By The Wyoming LLC Attorney Team
Jun 03, 2022Summary
A California holding company, whether an LLC or a corporation, provides asset protection and separates businesses within it. This structure safeguards assets and limits liability, making it a valuable choice for entrepreneurs. Different types of holding companies exist, each with distinct purposes. However, forming a holding company can add complexity and compliance costs to your business operations.
You might have come up with a business idea and formed an LLC with goals and ambitions and seen success. That might inspire you to start other business opportunities, but operating more companies comes with more risks. How can you minimize those risks? You can separate and protect the assets of multiple companies by forming a holding company.

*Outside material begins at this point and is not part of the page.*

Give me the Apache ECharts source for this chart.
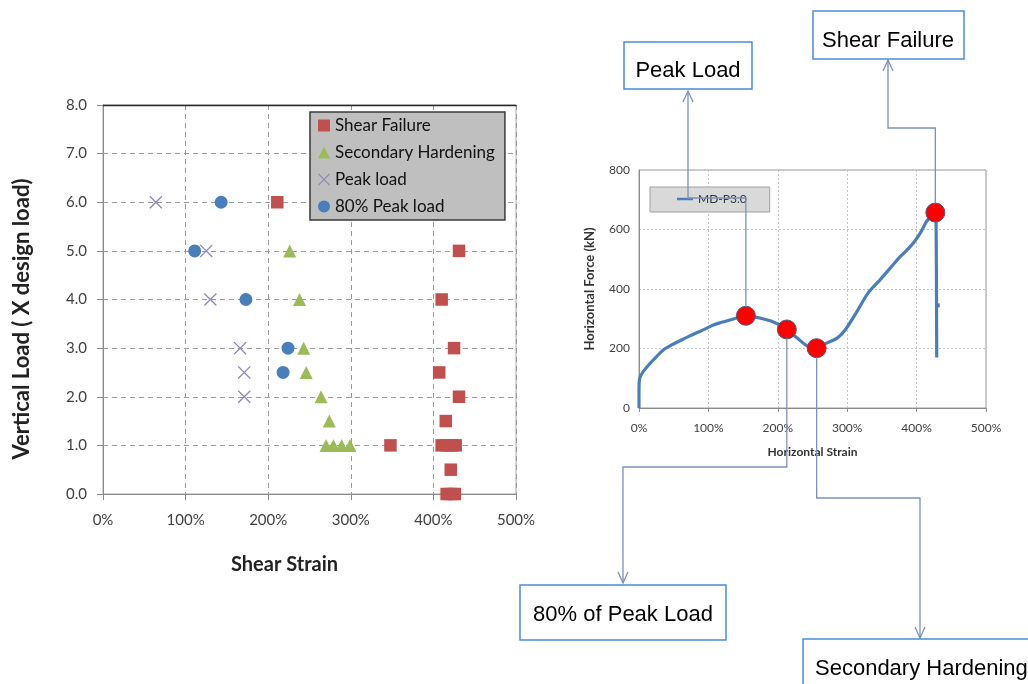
<!DOCTYPE html>
<html>
<head>
<meta charset="utf-8">
<script src="https://cdn.jsdelivr.net/npm/echarts@6/dist/echarts.min.js"></script>
<style>
html,body{margin:0;padding:0;background:#fff;}
#c{width:1028px;height:684px;}
</style>
</head>
<body>
<div id="c"></div>
<script>
// ---------- Left chart data (x in %, y in x design load) ----------
const shearFailureX = [211, 431, 410, 425, 407, 431, 415, 348, 410, 416, 422, 427, 421, 416, 421, 426];
const shearFailureY = [6, 5, 4, 3, 2.5, 2, 1.5, 1, 1, 1, 1, 1, 0.5, 0, 0, 0];
const secHardX = [226, 238, 243, 246, 264, 274, 270, 279, 289, 299];
const secHardY = [5, 4, 3, 2.5, 2, 1.5, 1, 1, 1, 1];
const peakX = [64, 125, 130, 166, 171, 171];
const peakY = [6, 5, 4, 3, 2.5, 2];
const peak80X = [143, 111, 173, 224, 218];
const peak80Y = [6, 5, 4, 3, 2.5];
const leftNames = ['Shear Failure', 'Secondary Hardening', 'Peak load', '80% Peak load'];

// ---------- Right chart data (x in %, y in kN) ----------
const curveX = [0, 0, 1, 6, 16, 25, 35, 47, 59, 71, 83, 95, 107, 119, 131, 143, 154, 164, 177, 189, 201, 213, 228, 244, 256, 270, 285, 297, 314, 330, 347, 362, 376, 386, 395, 405, 414, 422, 427, 428, 429];
const curveY = [0, 60, 100, 122, 150, 172, 195, 212, 226, 240, 253, 265, 279, 288, 296, 304, 310, 307, 301, 293, 281, 264, 235, 206, 201, 218, 234, 262, 324, 386, 430, 470, 508, 531, 554, 587, 626, 648, 657, 650, 170];
const tailX = [431, 431.5];
const tailY = [352, 338];
const markX = [154, 213, 256, 427];
const markY = [310, 264, 201, 657];
const curveName = 'MD-P3.0';

const zip = (a, b) => a.map((v, i) => [v, b[i]]);
const xPath = 'path://M0,0.7L0.7,0L10,9.3L9.3,10Z M9.3,0L10,0.7L0.7,10L0,9.3Z';
const FONT = 'Lato, "Open Sans", sans-serif';

const chart = echarts.init(document.getElementById('c'), null, {renderer: 'canvas'});

const option = {
  backgroundColor: '#ffffff',
  animation: false,
  textStyle: {fontFamily: FONT},
  grid: [
    {left: 103, top: 105, width: 413, height: 389, show: true, borderColor: '#a6a6a6', borderWidth: 1, backgroundColor: 'transparent'},
    {left: 639, top: 170, width: 347, height: 238, show: true, borderColor: '#9a9a9a', borderWidth: 1, backgroundColor: 'transparent'}
  ],
  legend: [
    {
      data: [
        {name: leftNames[0], icon: 'rect'},
        {name: leftNames[1], icon: 'triangle'},
        {name: leftNames[2], icon: xPath},
        {name: leftNames[3], icon: 'circle'}
      ],
      orient: 'vertical', left: 310, top: 112,
      padding: [5, 10, 5, 8],
      itemWidth: 12, itemHeight: 12, itemGap: 10,
      backgroundColor: '#bfbfbf', borderColor: '#3a3a3a', borderWidth: 1.5,
      textStyle: {fontSize: 17, color: '#111', fontFamily: FONT},
      selectedMode: false
    },
    {
      data: [{name: curveName, icon: 'rect'}],
      left: 650, top: 187,
      padding: [6, 23, 7, 27],
      itemWidth: 16, itemHeight: 2.5,
      backgroundColor: '#d9d9d9', borderColor: '#a0a0a0', borderWidth: 1,
      textStyle: {fontSize: 12, color: '#333', fontFamily: FONT},
      selectedMode: false
    }
  ],
  xAxis: [
    {
      gridIndex: 0, type: 'value', min: 0, max: 500, interval: 100,
      name: 'Shear Strain', nameLocation: 'middle', nameGap: 61,
      nameTextStyle: {fontSize: 20, fontWeight: 'bold', color: '#222', fontFamily: FONT, padding: [0, 50, 0, 0]},
      axisLine: {show: true, lineStyle: {color: '#8c8c8c', width: 1}},
      axisTick: {show: true, length: 6, lineStyle: {color: '#8c8c8c'}},
      axisLabel: {formatter: '{value}%', fontSize: 15, color: '#404040', margin: 19, fontFamily: FONT},
      splitLine: {show: true, lineStyle: {color: '#9a9a9a', type: [5, 4], width: 1}}
    },
    {
      gridIndex: 0, type: 'value', min: 0, max: 500, position: 'top',
      axisLine: {show: true, lineStyle: {color: '#2a2a2a', width: 1.3}},
      axisTick: {show: false}, axisLabel: {show: false}, splitLine: {show: false}
    },
    {
      gridIndex: 1, type: 'value', min: 0, max: 500, interval: 100,
      name: 'Horizontal Strain', nameLocation: 'middle', nameGap: 38,
      nameTextStyle: {fontSize: 12, fontWeight: 'bold', color: '#333', fontFamily: FONT},
      axisLine: {show: true, lineStyle: {color: '#8c8c8c', width: 1}},
      axisTick: {show: true, length: 4, lineStyle: {color: '#8c8c8c'}},
      axisLabel: {formatter: '{value}%', fontSize: 12, color: '#404040', margin: 14, fontFamily: FONT},
      splitLine: {show: true, lineStyle: {color: '#c4c4c4', type: [2, 2], width: 1}}
    }
  ],
  yAxis: [
    {
      gridIndex: 0, type: 'value', min: 0, max: 8, interval: 1,
      name: 'Vertical Load ( X design load)', nameLocation: 'middle', nameGap: 70,
      nameTextStyle: {fontSize: 22, fontWeight: 'bold', color: '#222', fontFamily: FONT, padding: [0, 39, 0, 0]},
      axisLine: {show: true, lineStyle: {color: '#8c8c8c', width: 1}},
      axisTick: {show: true, length: 6, lineStyle: {color: '#8c8c8c'}},
      axisLabel: {formatter: v => v.toFixed(1), fontSize: 15, color: '#404040', margin: 16, fontFamily: FONT},
      splitLine: {show: true, lineStyle: {color: '#9a9a9a', type: [5, 4], width: 1}}
    },
    {
      gridIndex: 1, type: 'value', min: 0, max: 800, interval: 200,
      name: 'Horizontal Force (kN)', nameLocation: 'middle', nameGap: 43,
      nameTextStyle: {fontSize: 13, fontWeight: 'bold', color: '#333', fontFamily: FONT},
      axisLine: {show: true, lineStyle: {color: '#8c8c8c', width: 1}},
      axisTick: {show: false},
      axisLabel: {fontSize: 12, color: '#404040', margin: 9, fontFamily: FONT},
      splitLine: {show: true, lineStyle: {color: '#c4c4c4', type: [2, 2], width: 1}}
    }
  ],
  series: [
    {name: leftNames[0], type: 'scatter', xAxisIndex: 0, yAxisIndex: 0, symbol: 'rect', symbolSize: 12.5,
     itemStyle: {color: '#c0504d', opacity: 1}, data: zip(shearFailureX, shearFailureY)},
    {name: leftNames[1], type: 'scatter', xAxisIndex: 0, yAxisIndex: 0, symbol: 'triangle', symbolSize: 13,
     itemStyle: {color: '#9bbb59', opacity: 1}, data: zip(secHardX, secHardY)},
    {name: leftNames[2], type: 'scatter', xAxisIndex: 0, yAxisIndex: 0, symbol: xPath, symbolSize: 13,
     itemStyle: {color: '#8f86b8', opacity: 1}, data: zip(peakX, peakY)},
    {name: leftNames[3], type: 'scatter', xAxisIndex: 0, yAxisIndex: 0, symbol: 'circle', symbolSize: 13,
     itemStyle: {color: '#4a7ebb', opacity: 1}, data: zip(peak80X, peak80Y)},
    {name: curveName, type: 'line', xAxisIndex: 2, yAxisIndex: 1, symbol: 'none', smooth: 0.3,
     lineStyle: {color: '#4a7ebb', width: 3.2}, itemStyle: {color: '#4a7ebb'}, data: zip(curveX, curveY)},
    {name: 'tail', type: 'line', xAxisIndex: 2, yAxisIndex: 1, symbol: 'none',
     lineStyle: {color: '#4a7ebb', width: 3}, data: zip(tailX, tailY)},
    {name: 'marks', type: 'scatter', xAxisIndex: 2, yAxisIndex: 1, symbol: 'circle', symbolSize: 19, z: 5,
     itemStyle: {color: '#ff0000', borderColor: '#4d5a78', borderWidth: 1, opacity: 1}, data: zip(markX, markY)}
  ]
};
chart.setOption(option);

// ---------- Callout annotations ----------
const px = (x, y) => chart.convertToPixel({gridIndex: 1}, [x, y]);
const mPeak = px(markX[0], markY[0]);
const m80 = px(markX[1], markY[1]);
const mSec = px(markX[2], markY[2]);
const mFail = px(markX[3], markY[3]);
const LC = '#7b92b6';
const r = 9;

function line(points) {
  return {type: 'polyline', z: 100, shape: {points}, style: {stroke: LC, lineWidth: 1.3, fill: null}};
}
function arrowUp(x, y) { return line([[x - 5, y + 11], [x, y], [x + 5, y + 11]]); }
function arrowDown(x, y) { return line([[x - 5, y - 11], [x, y], [x + 5, y - 11]]); }
function box(x, y, w, h, text, tx, ty, align) {
  return [
    {type: 'rect', z: 100, shape: {x, y, width: w, height: h},
     style: {fill: '#ffffff', stroke: '#4a8fd4', lineWidth: 1.5}},
    {type: 'text', z: 101, x: tx, y: ty,
     style: {text, fill: '#000', font: '22px "Liberation Sans", Arial, sans-serif', align: align || 'center', verticalAlign: 'middle'}}
  ];
}

const g = [];
g.push(...box(624, 42, 128, 47, 'Peak Load', 688, 71));
g.push(...box(813, 11, 151, 48, 'Shear Failure', 888, 41));
g.push(...box(520, 585, 206, 55, '80% of Peak Load', 623, 615));
g.push(...box(803, 639, 240, 60, 'Secondary Hardening', 815, 669, 'left'));

// Peak load connector (passes through the legend entry)
g.push(line([[688, 91], [688, 198], [mPeak[0], 198], [mPeak[0], mPeak[1] - r]]));
g.push(arrowUp(688, 91));
// Shear failure connector
g.push(line([[888, 60], [888, 128], [mFail[0], 128], [mFail[0], mFail[1] - r]]));
g.push(arrowUp(888, 60));
// 80% connector
g.push(line([[m80[0], m80[1] + r], [m80[0], 467], [623, 467], [623, 583]]));
g.push(arrowDown(623, 583));
// Secondary hardening connector
g.push(line([[mSec[0], mSec[1] + r], [mSec[0], 498], [920, 498], [920, 638]]));
g.push(arrowDown(920, 638));

chart.setOption({graphic: g});
</script>
</body>
</html>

A holding company owns assets or the outstanding stock of other companies. It doesn’t conduct operations, ventures, or produce goods, or services on its own. Instead, a holding company is a business that exists to own the assets or the shares of other companies for the purpose of forming a corporate group. Either an LLC or a corporation can serve as a holding company. Companies controlled by a holding company are known as subsidiaries. The risk of operations is appointed to these subsidiaries rather than the holding company.
Typically, a holding company exists to control multiple other companies and to keep the assets of each one separate from each other. A holding company can also own real estate, patents, trademarks, stocks, and many other assets. Separating each company can protect those companies from being held liable in a potential lawsuit with one of the sister companies. In this country where someone can sue anyone for any reason, this separation offers vital protections to your potential business endeavors.
There are primarily four types of holding companies, each with a different goal. You can have a pure holding company for holding stocks in a business, a mixed holding company that owns stock of another company while operating on its own goals, an immediate holding company that owns stock or control of a company and is itself controlled by another entity, and an intermediate holding company which is itself a holding company of another entity and a subsidiary of a larger firm.
If you formed your company for the sole purpose of owning stock in other companies, then you have yourself a pure company. A pure company focuses only on controlling one or more firms and does not participate in the daily operations of the companies it controls.
Immediate holding companies retain voting stock and control of another company, while also being controlled by a separate business entity. Essentially, it’s the type of holding company that’s already a subsidiary of another holding company.
A mixed company (or a holding-operating company) will engage in its own operations while also controlling one or more subsidiaries. If a holding company takes part in lines of business completely unrelated to the goals of its subsidiaries, then it is known as a conglomerate. Alphabet Inc. which is an example of a multinational conglomerate, is headquartered in California and is the holding company that controls Google.
As the name suggests, an intermediate holding company is already a subsidiary of a larger corporation and a holding company of a separate smaller entity. An intermediate company can possibly be exempt from publishing financial records for the smaller group.
Holding companies offer an array of benefits, and you don’t have to commit to forming one at first. Either an LLC or a corporation can be formed as or evolve into a holding company. As your business grows, you may decide to splinter off different factions to focus on different goals. You might also decide that segmenting your assets into different subsidiaries will offer you the ultimate liability protection. There are many great reasons to form a holding company.
The ability to separate multiple subsidiaries from each other allows each one to operate without assuming the liability risks of other companies under the same umbrella corporation. Unless the parent company had any direct involvement with a subsidiary’s actions, it is unlikely to be held liable in the event one of its subsidiaries is sued. Should a debt be collected, separating entities will create a barrier between them. A collector for one company can’t claim the assets of a sister company.
Since a holding company needs only 50% of a company’s shares or interests to have control, this means that you can acquire control of a company for less than if you had purchased all of its interests.
Each company can also operate in different locations. Strategically shifting the locations of each business can allow each subsidiary the ability to operate where it’s more cost-effective.
Sometimes all you need is a single-entity structure to get the job done. Forming a holding company adds layers to an already complex system of managing a business. Each new acquisition adds a new layer of legal documents and business taxes to keep track of. You’re going to need a good tool for keeping track of multiple legal entities. If you fail to keep records, assets, liabilities, and properties separate, then you risk a lawsuit piercing through your liability protections, and allowing creditors the ability to gain access to assets you thought were protected.
Each individual subsidiary is still a separate business, and as such is subject to the statement of information biennial report costs, as well as California’s $800 annual franchise tax . Owning or managing multiple businesses in a costly state like California can become expensive fast. You can diversify the state you form in, but every state will have an annual cost. You’ll have to know the requirements for each state you form a business in. It might ultimately be less costly to operate as a single company.
A corporation can become a holding company in two ways. It can either acquire enough voting stock within a company, giving it the power to control activities, or it can be created as a new holding company from the ground up while retaining all or part of the shares of the new company. A mother company can own as little as 10% of stock in a company and still control decision-making processes. Either way, the relationship between the mother company and the companies they control is a parent-subsidiary operation. If the parent company owns all the voting stock of another company, it becomes a wholly-owned subsidiary of the mother company.